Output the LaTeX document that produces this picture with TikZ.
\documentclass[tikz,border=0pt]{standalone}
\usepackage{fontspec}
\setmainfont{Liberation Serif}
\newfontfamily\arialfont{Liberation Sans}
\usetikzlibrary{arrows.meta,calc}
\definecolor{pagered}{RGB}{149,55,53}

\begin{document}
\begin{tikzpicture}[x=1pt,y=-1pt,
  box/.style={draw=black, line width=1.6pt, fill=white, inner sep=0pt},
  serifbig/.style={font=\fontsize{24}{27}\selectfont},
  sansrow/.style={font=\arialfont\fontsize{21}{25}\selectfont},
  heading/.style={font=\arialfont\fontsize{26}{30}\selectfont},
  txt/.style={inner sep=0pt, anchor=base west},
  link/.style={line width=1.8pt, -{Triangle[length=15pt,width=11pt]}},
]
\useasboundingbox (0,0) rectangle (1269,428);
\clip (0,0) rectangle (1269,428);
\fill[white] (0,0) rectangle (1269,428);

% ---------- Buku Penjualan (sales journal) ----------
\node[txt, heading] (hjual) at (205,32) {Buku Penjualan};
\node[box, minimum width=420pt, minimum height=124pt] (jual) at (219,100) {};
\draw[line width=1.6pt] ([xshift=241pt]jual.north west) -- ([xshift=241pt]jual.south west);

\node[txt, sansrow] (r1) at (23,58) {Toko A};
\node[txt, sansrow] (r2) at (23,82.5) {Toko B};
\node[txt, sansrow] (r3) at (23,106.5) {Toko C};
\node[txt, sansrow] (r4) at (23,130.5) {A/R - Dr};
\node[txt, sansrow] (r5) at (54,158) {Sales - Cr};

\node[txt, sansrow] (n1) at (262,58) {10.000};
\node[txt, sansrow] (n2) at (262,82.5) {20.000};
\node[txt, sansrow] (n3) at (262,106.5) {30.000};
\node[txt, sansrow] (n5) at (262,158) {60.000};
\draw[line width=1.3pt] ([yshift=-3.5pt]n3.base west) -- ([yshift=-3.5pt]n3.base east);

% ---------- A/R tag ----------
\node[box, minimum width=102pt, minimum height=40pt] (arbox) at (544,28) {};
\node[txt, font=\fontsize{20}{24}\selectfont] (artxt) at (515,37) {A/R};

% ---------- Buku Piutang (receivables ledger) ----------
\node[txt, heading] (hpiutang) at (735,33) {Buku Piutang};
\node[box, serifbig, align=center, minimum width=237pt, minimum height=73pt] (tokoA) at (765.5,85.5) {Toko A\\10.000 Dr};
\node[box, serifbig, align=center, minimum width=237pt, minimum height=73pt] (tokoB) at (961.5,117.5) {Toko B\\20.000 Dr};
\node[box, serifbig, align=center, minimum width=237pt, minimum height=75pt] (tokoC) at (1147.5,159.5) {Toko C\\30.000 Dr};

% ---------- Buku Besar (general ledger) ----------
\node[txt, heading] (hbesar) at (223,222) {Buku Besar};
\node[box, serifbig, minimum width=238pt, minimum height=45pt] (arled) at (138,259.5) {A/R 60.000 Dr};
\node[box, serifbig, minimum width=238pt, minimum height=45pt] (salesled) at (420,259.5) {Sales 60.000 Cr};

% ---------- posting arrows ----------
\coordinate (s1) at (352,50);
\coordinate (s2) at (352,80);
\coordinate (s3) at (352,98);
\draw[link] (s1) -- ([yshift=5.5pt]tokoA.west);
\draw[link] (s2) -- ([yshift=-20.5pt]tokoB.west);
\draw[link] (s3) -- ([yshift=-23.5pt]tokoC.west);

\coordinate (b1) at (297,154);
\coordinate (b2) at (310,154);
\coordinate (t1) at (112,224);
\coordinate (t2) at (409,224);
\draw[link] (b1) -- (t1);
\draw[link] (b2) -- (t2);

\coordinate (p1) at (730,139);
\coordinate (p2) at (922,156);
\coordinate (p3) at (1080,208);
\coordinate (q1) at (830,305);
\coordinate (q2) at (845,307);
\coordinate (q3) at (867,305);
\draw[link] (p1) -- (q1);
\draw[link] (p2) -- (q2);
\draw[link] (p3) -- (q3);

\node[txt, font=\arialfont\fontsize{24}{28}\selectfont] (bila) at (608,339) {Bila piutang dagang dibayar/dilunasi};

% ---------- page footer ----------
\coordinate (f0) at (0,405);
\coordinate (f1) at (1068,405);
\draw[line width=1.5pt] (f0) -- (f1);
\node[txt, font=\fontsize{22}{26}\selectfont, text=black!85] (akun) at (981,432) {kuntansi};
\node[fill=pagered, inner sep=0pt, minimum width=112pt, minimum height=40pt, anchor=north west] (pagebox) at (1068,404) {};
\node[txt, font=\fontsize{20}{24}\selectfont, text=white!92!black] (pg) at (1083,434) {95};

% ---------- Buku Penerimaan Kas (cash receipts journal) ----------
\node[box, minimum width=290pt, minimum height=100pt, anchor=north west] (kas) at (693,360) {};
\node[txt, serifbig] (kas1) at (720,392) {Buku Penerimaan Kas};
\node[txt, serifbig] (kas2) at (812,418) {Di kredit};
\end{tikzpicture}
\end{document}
* * *
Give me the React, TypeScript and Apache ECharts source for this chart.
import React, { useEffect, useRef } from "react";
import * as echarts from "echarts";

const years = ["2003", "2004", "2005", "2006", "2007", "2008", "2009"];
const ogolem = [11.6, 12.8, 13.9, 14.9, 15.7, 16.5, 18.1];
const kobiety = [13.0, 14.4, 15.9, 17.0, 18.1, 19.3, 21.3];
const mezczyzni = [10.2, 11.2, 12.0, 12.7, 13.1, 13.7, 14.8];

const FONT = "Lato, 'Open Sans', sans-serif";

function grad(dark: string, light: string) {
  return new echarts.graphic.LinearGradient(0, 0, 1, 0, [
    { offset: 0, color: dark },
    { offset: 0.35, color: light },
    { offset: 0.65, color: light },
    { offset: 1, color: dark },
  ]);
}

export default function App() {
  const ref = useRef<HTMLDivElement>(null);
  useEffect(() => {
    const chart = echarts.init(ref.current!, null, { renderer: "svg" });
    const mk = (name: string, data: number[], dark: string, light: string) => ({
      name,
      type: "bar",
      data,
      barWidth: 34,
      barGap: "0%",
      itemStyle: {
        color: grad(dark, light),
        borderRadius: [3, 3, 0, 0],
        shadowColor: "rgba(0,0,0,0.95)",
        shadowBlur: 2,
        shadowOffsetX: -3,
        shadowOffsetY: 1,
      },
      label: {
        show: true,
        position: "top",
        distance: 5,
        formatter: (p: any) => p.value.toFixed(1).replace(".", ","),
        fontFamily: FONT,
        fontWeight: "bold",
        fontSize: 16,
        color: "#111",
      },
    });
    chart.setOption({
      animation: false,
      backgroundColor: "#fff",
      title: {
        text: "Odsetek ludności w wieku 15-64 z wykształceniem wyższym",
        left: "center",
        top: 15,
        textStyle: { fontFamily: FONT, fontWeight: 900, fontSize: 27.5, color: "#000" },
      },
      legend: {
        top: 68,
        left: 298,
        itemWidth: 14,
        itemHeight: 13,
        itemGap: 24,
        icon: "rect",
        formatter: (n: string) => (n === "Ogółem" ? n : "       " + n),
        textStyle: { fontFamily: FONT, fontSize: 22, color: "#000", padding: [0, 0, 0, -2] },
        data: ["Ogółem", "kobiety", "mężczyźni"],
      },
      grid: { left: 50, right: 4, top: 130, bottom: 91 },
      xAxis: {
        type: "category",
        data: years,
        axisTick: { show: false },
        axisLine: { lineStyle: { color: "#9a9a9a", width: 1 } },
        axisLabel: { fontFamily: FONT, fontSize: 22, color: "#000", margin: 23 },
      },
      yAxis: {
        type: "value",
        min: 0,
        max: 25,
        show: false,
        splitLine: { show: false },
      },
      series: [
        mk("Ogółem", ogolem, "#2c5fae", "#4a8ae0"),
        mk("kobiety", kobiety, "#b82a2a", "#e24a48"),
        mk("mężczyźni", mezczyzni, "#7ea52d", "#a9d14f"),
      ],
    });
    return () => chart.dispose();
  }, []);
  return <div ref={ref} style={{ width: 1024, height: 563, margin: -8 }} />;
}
---
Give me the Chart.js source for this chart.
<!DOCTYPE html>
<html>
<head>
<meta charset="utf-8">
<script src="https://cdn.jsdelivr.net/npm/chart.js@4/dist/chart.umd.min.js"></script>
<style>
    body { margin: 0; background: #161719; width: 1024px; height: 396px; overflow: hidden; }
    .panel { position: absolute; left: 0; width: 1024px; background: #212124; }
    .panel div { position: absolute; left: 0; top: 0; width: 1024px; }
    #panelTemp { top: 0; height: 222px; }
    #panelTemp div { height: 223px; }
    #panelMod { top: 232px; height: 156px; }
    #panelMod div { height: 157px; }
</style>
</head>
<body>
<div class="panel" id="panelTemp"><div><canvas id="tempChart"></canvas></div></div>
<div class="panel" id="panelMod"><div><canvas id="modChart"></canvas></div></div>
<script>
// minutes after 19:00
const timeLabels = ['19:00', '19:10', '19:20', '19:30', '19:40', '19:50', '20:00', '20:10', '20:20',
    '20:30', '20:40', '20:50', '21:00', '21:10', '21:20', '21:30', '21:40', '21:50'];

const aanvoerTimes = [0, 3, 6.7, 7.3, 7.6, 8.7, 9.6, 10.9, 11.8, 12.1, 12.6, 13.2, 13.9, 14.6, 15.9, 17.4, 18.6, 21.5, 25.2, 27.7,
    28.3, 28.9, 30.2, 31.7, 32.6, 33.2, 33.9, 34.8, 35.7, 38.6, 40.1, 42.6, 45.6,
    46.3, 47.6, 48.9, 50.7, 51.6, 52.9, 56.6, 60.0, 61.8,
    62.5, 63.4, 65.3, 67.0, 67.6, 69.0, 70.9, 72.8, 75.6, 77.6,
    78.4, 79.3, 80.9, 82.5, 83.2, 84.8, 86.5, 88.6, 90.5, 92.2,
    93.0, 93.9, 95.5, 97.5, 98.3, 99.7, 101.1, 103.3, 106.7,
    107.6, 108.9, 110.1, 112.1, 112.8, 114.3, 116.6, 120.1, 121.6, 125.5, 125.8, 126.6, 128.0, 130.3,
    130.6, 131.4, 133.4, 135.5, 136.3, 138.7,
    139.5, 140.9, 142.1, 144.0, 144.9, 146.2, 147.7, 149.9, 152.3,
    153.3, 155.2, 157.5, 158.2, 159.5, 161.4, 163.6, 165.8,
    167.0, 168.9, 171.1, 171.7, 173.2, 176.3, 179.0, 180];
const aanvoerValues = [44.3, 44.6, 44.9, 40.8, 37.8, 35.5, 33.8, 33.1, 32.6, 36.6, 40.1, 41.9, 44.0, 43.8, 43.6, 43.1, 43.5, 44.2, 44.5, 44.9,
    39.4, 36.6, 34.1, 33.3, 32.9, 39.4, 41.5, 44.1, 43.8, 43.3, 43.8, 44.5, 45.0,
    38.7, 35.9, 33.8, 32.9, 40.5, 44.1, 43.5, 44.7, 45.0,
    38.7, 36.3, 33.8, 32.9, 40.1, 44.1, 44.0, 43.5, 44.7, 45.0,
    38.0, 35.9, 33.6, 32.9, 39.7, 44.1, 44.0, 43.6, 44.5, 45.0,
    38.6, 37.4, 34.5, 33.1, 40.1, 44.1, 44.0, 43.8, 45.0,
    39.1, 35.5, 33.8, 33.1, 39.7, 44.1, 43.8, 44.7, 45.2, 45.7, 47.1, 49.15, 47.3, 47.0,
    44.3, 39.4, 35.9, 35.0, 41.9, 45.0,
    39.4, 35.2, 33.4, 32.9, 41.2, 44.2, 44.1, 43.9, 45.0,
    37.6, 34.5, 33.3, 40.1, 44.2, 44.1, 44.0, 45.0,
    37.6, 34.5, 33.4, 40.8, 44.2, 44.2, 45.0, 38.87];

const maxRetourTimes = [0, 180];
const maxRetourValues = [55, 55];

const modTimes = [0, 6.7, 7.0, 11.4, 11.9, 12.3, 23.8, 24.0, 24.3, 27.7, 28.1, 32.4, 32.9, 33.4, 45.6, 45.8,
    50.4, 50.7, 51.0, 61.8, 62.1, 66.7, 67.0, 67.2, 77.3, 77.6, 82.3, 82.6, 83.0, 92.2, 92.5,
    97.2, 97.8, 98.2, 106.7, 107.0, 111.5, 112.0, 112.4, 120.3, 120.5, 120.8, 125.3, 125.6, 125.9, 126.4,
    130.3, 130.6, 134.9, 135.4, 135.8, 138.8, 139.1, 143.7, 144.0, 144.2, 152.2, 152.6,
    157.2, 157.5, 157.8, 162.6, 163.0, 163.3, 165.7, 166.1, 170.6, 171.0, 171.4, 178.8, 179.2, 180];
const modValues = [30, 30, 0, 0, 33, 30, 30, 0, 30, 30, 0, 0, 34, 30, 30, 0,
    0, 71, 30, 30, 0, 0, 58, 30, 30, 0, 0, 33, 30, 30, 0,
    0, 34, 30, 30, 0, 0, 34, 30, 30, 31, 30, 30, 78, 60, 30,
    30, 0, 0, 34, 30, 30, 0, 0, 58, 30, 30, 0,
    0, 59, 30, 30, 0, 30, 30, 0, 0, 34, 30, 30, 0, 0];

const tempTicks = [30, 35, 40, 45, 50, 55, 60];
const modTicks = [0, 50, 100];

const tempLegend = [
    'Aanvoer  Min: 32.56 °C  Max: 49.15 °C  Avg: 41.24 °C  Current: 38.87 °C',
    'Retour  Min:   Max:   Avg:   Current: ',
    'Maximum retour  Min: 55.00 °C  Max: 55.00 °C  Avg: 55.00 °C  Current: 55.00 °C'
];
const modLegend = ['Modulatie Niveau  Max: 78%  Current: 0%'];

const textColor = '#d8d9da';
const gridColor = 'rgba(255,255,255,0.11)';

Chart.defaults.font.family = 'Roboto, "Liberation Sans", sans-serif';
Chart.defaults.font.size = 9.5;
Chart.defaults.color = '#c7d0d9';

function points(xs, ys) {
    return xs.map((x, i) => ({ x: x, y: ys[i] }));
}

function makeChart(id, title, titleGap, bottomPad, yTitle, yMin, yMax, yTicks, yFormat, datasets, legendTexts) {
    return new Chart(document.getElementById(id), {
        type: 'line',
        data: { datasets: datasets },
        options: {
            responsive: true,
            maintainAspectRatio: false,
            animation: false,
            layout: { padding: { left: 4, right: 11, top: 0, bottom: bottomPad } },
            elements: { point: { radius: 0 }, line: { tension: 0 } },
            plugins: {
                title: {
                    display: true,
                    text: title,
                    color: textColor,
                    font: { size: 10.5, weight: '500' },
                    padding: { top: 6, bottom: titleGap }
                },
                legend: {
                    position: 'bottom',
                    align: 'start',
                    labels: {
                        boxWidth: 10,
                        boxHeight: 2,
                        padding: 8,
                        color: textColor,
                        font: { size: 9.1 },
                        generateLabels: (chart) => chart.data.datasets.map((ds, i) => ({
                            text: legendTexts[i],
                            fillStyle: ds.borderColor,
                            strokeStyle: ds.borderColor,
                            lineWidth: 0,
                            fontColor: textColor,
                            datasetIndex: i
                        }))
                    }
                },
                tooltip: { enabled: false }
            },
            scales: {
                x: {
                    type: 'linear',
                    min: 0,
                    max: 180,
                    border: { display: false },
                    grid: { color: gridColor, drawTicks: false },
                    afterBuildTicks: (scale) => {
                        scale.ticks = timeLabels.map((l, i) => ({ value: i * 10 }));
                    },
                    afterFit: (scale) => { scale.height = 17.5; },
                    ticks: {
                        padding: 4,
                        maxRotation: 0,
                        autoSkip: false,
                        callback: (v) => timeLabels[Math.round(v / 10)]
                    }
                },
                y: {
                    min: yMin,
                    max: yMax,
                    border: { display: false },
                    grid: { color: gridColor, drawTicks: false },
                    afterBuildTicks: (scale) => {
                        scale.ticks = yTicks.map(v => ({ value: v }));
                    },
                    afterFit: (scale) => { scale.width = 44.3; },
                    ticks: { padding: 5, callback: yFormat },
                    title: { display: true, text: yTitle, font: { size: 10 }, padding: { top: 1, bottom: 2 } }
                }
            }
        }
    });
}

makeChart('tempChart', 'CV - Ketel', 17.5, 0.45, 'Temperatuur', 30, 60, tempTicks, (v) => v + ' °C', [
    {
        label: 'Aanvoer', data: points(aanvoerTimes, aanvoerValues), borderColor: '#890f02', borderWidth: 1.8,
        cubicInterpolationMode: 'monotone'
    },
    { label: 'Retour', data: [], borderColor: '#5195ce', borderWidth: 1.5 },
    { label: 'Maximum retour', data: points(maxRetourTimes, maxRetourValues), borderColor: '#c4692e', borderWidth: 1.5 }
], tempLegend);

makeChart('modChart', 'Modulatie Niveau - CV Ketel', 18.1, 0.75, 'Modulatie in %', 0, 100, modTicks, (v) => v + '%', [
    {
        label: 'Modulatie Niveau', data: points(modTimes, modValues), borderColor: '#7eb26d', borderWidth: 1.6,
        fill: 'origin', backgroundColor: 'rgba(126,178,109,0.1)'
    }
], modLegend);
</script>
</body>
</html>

**Task to complete**
Exact duplication is required for the lines above, from the line that contains "Output the LaTeX" to the line that contains "sansrow] (r5) at", inclusive; omit all others.

**Output for this task**
Output the LaTeX document that produces this picture with TikZ.
\documentclass[tikz,border=0pt]{standalone}
\usepackage{fontspec}
\setmainfont{Liberation Serif}
\newfontfamily\arialfont{Liberation Sans}
\usetikzlibrary{arrows.meta,calc}
\definecolor{pagered}{RGB}{149,55,53}

\begin{document}
\begin{tikzpicture}[x=1pt,y=-1pt,
  box/.style={draw=black, line width=1.6pt, fill=white, inner sep=0pt},
  serifbig/.style={font=\fontsize{24}{27}\selectfont},
  sansrow/.style={font=\arialfont\fontsize{21}{25}\selectfont},
  heading/.style={font=\arialfont\fontsize{26}{30}\selectfont},
  txt/.style={inner sep=0pt, anchor=base west},
  link/.style={line width=1.8pt, -{Triangle[length=15pt,width=11pt]}},
]
\useasboundingbox (0,0) rectangle (1269,428);
\clip (0,0) rectangle (1269,428);
\fill[white] (0,0) rectangle (1269,428);

% ---------- Buku Penjualan (sales journal) ----------
\node[txt, heading] (hjual) at (205,32) {Buku Penjualan};
\node[box, minimum width=420pt, minimum height=124pt] (jual) at (219,100) {};
\draw[line width=1.6pt] ([xshift=241pt]jual.north west) -- ([xshift=241pt]jual.south west);

\node[txt, sansrow] (r1) at (23,58) {Toko A};
\node[txt, sansrow] (r2) at (23,82.5) {Toko B};
\node[txt, sansrow] (r3) at (23,106.5) {Toko C};
\node[txt, sansrow] (r4) at (23,130.5) {A/R - Dr};
\node[txt, sansrow] (r5) at (54,158) {Sales - Cr};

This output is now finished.